В театре эта двойственность пропадает, Москвы-города у Карбаускиса нет вовсе. А значит, уходит далеко на задний план мифологическое измерение романа, поэтому нет нужды задерживаться на знаковых фактах биографии героини — завоевании неба (парашютная школа) и освоении недр (строительство метро): и то и другое упоминается едва ли не вскользь.

А вот работа Москвы в военкомате важна — здесь она знакомится с «вневойсковиком» Комягиным (Александр Воробьев), хтоническим пенсионером, сумевшим уклониться от всякой деятельности и почти вросшим в пыльное небытие. В финале Москва, потерявшая ногу на метрострое, находит у него приют, лежит, закутавшись в гору шинелей, как Баба Яга на печи, и грозится прибить сожителя протезом. «Любовь не может быть коммунизмом», — говорила она в начале и уходила от всех своих мужчин. Чтобы прийти в итоге к тому, который во сне неотличим от мертвого.

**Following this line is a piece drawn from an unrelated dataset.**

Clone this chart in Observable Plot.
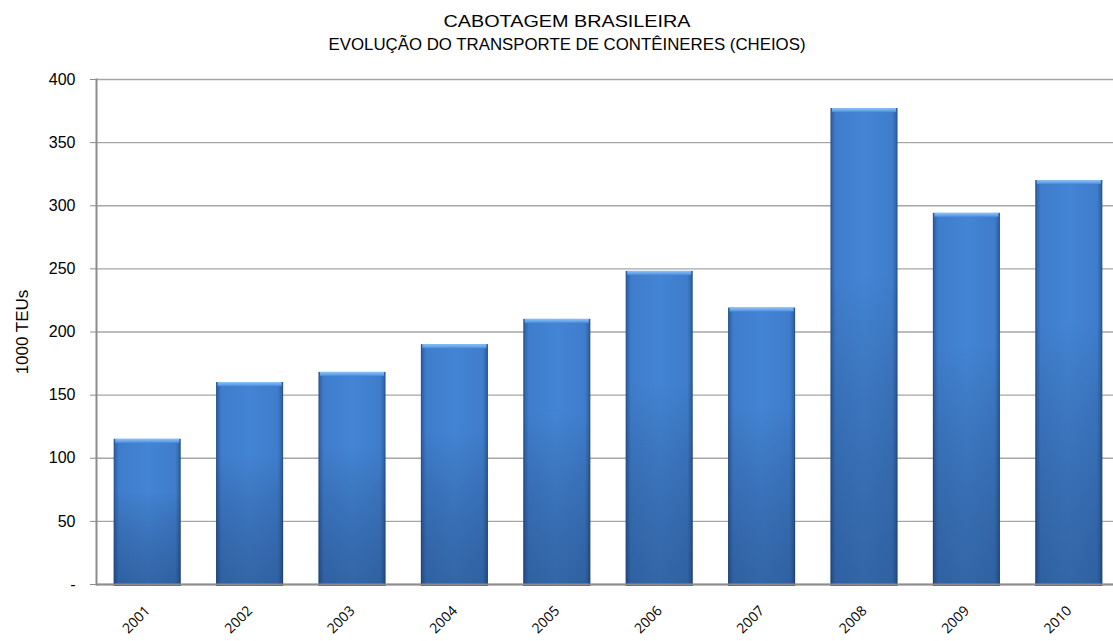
<!DOCTYPE html>
<html>
<head>
<meta charset="utf-8">
<script src="https://cdn.jsdelivr.net/npm/d3@7"></script>
<script src="https://cdn.jsdelivr.net/npm/@observablehq/plot@0.6"></script>
<style>
  html, body { margin: 0; padding: 0; background: #fff; overflow: hidden; width: 1113px; height: 641px; }
  #wrap { position: relative; width: 1113px; height: 641px; overflow: hidden; }
  #title { position: absolute; left: 0; top: 0; }
  #chart { position: absolute; left: 0; top: 0; }
</style>
</head>
<body>
<div id="wrap">
  <div id="chart"></div>
  <svg id="title" width="1113" height="60" font-family="'Liberation Sans', Arial, sans-serif" font-size="17" fill="#000">
    <text x="567" y="27" text-anchor="middle" textLength="247" lengthAdjust="spacingAndGlyphs">CABOTAGEM  BRASILEIRA</text>
    <text x="567" y="50" text-anchor="middle" textLength="477" lengthAdjust="spacingAndGlyphs">EVOLUÇÃO DO TRANSPORTE DE CONTÊINERES (CHEIOS)</text>
  </svg>
</div>
<script>
const years = ["2001","2002","2003","2004","2005","2006","2007","2008","2009","2010"];
const teus = [115, 160, 168, 190, 210, 248, 219, 377, 294, 320];
const yTicks = [0, 50, 100, 150, 200, 250, 300, 350, 400];
const yTickLabels = ["-", "50", "100", "150", "200", "250", "300", "350", "400"];
const yLabel = "1000 TEUs";

const data = years.map((y, i) => ({year: y, value: teus[i]}));

const plot = Plot.plot({
  width: 1120,
  height: 641,
  marginTop: 79,
  marginBottom: 57,
  marginLeft: 96,
  marginRight: 0,
  style: {fontFamily: "'Liberation Sans', Arial, sans-serif", background: "transparent", maxWidth: "none"},
  x: {domain: years, paddingInner: 0.345, paddingOuter: 0.1725, round: false, label: null},
  y: {domain: [0, 400], label: null},
  marks: [
    Plot.gridY(yTicks, {stroke: "#a6a6a6", strokeOpacity: 1, strokeWidth: 1.3}),
    Plot.barY(data, {x: "year", y: "value", fill: "url(#barH)", insetBottom: -2}),
    Plot.barY(data, {x: "year", y: "value", fill: "url(#barV)", insetBottom: -2}),
    Plot.barY(data, {x: "year", y1: "value", y2: "value", insetBottom: -4, insetLeft: 1.5, insetRight: 1.5, fill: "url(#bevel)"}),
    Plot.frame({anchor: "left", stroke: "#8c8c8c", strokeWidth: 2}),
    Plot.ruleY([0], {stroke: "#8c8c8c", strokeWidth: 2}),
    Plot.axisY(yTicks, {tickSize: 6, tickPadding: 15, fontSize: 16, stroke: "#8c8c8c",
      tickFormat: (d) => yTickLabels[yTicks.indexOf(d)], label: null}),
    Plot.axisX({tickSize: 0, tickPadding: 24, tickRotate: -45, fontSize: 14, label: null,
      fontFamily: "'Open Sans', sans-serif"}),
    Plot.text([yLabel], {frameAnchor: "left", textAnchor: "middle", dx: -74, rotate: -90, fontSize: 17, text: d => d, fill: "#000"})
  ]
});

const svg = d3.select(plot);
const defs = svg.insert("defs", ":first-child");
const gh = defs.append("linearGradient").attr("id", "barH").attr("x1", 0).attr("x2", 1).attr("y1", 0).attr("y2", 0);
[[0, "#254d85"], [0.03, "#3368b0"], [0.08, "#3f7dcc"], [0.5, "#4384d4"], [0.92, "#3f7dcc"], [0.97, "#3368b0"], [1, "#254d85"]]
  .forEach(([o, c]) => gh.append("stop").attr("offset", o).attr("stop-color", c));
const gv = defs.append("linearGradient").attr("id", "barV").attr("x1", 0).attr("x2", 0).attr("y1", 0).attr("y2", 1);
[[0, "#000", 0], [0.35, "#000", 0], [1, "#0a1f40", 0.3]]
  .forEach(([o, c, a]) => gv.append("stop").attr("offset", o).attr("stop-color", c).attr("stop-opacity", a));
const gb = defs.append("linearGradient").attr("id", "bevel").attr("x1", 0).attr("x2", 0).attr("y1", 0).attr("y2", 1);
[[0, "#8cc2f6"], [0.5, "#6eaaee"], [1, "#4d8ddc"]]
  .forEach(([o, c]) => gb.append("stop").attr("offset", o).attr("stop-color", c));

document.getElementById("chart").appendChild(plot);
</script>
</body>
</html>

«Рассказ о счастливой Москве» — очень легкий спектакль, но, кажется, самый мрачный у Карбаускиса. Ему долго пеняли на завороженность темой смерти, а он ставил все больше о том, что, может статься, смерти никакой и нет. В его предыдущей работе — «Рассказе о семи повешенных», явной рифме к «Счастливой Москве», это сообщалось самым недвусмысленным образом. В инсценировке Платонова режиссер не то чтобы пересматривает свой любимый сюжет, но поворачивает его: та же вешалка, только другим боком.

Персонажи «Рассказа о семи повешенных» тоже оставляли в прихожей свои пальто перед тем, как уйти в жизнь вечную. Но их было семеро, а в гардеробе «Москвы» одинаковых шинелей не счесть, и различие между двумя вешалками, построенными художником Марией Митрофановой, именно в этом: первая имела отношение к христианскому, индивидуальному понятию бессмертия, вторая — к коммунистическому, коллективному. В самом конце все участники спектакля снуют с шинелями туда-обратно и стучат по стойке номерками. На виде гардероба эта лихорадочная активность никак не сказывается — все те же серые ряды, незаменимых у нас нет, один умер, другой родится.

Но это, конечно, уже что-то вроде ускоренной перемотки, потому что все главное кончилось: растворилась где-то Москва, женщина-мечта, добровольно увяз в грустном быте не умеющий забыть ее Сарториус. Прихожая, гардероб, чистилище, межеумочное пространство душевной маеты, в котором происходит действие спектаклей Миндаугаса Карбаускиса, зажило своей обычной жизнью после короткого чуда утопии. В котором расцветали алые пролетарские гвоздики, всеобщее счастье ни в какую не разменивалось на личное и можно было — послушайте! — любить Москву.